----- SUPPLIED DATA
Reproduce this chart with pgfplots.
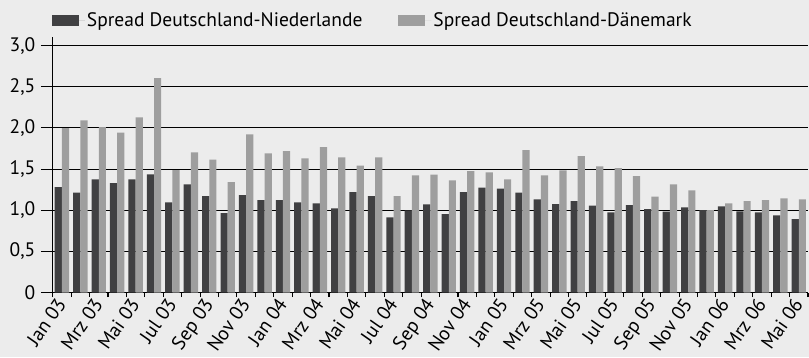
----------
----- SUPPLIED DATA
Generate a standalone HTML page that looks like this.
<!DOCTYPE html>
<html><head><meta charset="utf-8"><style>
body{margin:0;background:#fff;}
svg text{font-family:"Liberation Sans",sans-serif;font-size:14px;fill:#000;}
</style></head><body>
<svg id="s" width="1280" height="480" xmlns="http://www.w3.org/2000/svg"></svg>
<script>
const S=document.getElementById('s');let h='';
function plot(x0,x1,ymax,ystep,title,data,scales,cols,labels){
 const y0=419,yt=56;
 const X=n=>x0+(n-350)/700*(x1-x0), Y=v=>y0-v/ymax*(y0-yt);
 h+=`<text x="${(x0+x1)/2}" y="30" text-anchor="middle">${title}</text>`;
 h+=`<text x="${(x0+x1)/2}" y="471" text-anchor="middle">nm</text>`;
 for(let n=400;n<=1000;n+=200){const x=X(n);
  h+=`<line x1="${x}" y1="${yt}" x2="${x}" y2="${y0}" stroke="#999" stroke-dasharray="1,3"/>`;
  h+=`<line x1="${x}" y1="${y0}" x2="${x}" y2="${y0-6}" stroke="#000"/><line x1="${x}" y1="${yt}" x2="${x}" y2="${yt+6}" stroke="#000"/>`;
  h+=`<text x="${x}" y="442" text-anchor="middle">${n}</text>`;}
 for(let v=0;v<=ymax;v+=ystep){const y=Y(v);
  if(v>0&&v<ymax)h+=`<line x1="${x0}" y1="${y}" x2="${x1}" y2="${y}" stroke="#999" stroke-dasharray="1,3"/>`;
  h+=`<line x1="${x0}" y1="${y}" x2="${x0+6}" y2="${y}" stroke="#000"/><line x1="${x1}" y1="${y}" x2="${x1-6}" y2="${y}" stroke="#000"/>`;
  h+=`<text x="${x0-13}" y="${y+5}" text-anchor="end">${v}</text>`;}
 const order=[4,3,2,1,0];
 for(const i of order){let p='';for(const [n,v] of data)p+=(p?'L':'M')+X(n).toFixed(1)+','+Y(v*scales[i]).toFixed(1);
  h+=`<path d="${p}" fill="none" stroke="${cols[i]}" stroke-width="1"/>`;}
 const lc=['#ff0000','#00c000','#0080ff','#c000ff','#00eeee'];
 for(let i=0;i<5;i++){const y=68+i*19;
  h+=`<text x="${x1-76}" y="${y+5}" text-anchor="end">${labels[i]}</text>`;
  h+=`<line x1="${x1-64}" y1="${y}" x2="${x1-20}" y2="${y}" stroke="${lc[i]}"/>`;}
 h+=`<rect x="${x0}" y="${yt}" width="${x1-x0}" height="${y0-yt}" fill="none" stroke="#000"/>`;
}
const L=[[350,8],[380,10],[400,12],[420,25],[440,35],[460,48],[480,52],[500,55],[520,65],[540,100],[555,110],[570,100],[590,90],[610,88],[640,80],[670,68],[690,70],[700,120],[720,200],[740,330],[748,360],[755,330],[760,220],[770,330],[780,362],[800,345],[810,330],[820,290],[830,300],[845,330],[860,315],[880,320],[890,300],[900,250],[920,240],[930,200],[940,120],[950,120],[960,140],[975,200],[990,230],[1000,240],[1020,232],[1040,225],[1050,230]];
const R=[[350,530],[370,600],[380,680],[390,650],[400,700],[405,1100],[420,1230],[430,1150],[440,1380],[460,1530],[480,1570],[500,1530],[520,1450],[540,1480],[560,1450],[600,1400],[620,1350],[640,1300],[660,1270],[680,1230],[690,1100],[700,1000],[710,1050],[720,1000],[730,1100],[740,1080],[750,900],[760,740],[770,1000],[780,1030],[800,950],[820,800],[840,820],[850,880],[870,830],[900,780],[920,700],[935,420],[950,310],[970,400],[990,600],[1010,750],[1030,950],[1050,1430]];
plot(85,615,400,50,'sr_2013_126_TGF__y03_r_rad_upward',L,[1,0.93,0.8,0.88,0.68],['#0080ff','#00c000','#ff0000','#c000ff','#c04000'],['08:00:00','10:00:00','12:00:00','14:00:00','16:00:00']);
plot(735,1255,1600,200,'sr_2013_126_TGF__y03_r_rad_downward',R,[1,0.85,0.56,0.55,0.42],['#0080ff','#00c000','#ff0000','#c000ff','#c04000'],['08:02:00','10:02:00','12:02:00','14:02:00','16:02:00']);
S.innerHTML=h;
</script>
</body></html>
----------
----- SUPPLIED DATA
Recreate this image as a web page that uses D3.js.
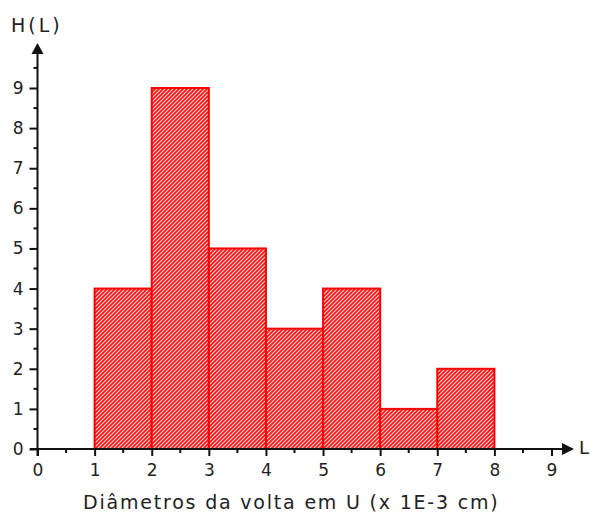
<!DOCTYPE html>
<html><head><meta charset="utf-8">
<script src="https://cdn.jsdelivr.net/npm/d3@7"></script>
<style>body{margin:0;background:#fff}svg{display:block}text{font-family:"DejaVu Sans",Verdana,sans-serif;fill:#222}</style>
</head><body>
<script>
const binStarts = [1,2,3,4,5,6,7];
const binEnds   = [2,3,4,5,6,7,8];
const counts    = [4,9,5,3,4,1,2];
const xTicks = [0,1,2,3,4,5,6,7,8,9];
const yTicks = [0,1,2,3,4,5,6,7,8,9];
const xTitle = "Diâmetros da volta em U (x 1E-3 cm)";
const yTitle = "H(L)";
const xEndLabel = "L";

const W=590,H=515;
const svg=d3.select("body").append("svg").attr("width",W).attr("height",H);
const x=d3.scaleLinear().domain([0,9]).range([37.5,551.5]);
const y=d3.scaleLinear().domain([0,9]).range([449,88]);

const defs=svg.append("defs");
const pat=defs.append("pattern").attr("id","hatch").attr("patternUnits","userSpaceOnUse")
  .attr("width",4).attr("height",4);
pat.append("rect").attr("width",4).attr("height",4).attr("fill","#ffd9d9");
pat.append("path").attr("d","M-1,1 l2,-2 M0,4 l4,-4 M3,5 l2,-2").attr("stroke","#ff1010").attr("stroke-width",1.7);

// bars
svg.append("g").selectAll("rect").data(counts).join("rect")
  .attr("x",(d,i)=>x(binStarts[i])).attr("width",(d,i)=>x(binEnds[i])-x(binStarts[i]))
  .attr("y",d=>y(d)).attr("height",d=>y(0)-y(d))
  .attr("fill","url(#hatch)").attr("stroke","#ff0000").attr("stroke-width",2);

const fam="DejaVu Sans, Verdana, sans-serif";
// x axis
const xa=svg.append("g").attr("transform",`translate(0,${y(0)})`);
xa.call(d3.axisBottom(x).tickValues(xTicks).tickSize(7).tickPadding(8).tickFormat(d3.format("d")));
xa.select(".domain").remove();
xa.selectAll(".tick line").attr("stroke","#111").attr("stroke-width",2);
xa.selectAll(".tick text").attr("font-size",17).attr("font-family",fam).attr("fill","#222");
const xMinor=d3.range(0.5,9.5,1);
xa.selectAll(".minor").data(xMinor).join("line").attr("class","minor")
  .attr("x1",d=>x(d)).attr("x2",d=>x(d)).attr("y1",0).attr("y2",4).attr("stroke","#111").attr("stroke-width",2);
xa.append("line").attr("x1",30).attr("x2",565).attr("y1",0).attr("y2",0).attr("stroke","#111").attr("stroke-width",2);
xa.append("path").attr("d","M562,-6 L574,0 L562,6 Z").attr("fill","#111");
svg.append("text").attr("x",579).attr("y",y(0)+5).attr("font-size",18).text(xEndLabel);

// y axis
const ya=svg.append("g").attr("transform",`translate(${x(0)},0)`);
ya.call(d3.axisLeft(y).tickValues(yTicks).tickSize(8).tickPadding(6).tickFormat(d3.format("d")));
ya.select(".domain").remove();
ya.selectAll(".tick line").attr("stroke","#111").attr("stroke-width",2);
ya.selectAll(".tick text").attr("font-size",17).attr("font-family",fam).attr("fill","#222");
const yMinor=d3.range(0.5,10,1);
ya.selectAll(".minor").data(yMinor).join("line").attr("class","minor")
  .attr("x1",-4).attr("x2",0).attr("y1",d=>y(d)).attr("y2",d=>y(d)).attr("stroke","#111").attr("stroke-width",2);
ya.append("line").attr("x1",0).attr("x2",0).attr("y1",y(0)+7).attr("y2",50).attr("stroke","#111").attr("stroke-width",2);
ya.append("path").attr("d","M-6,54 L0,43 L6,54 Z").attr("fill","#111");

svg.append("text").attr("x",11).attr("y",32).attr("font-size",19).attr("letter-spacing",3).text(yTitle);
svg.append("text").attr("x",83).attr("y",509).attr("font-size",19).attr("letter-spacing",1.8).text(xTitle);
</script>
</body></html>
----------
State how many lines in the records above contain the word "this", and give only that number.

3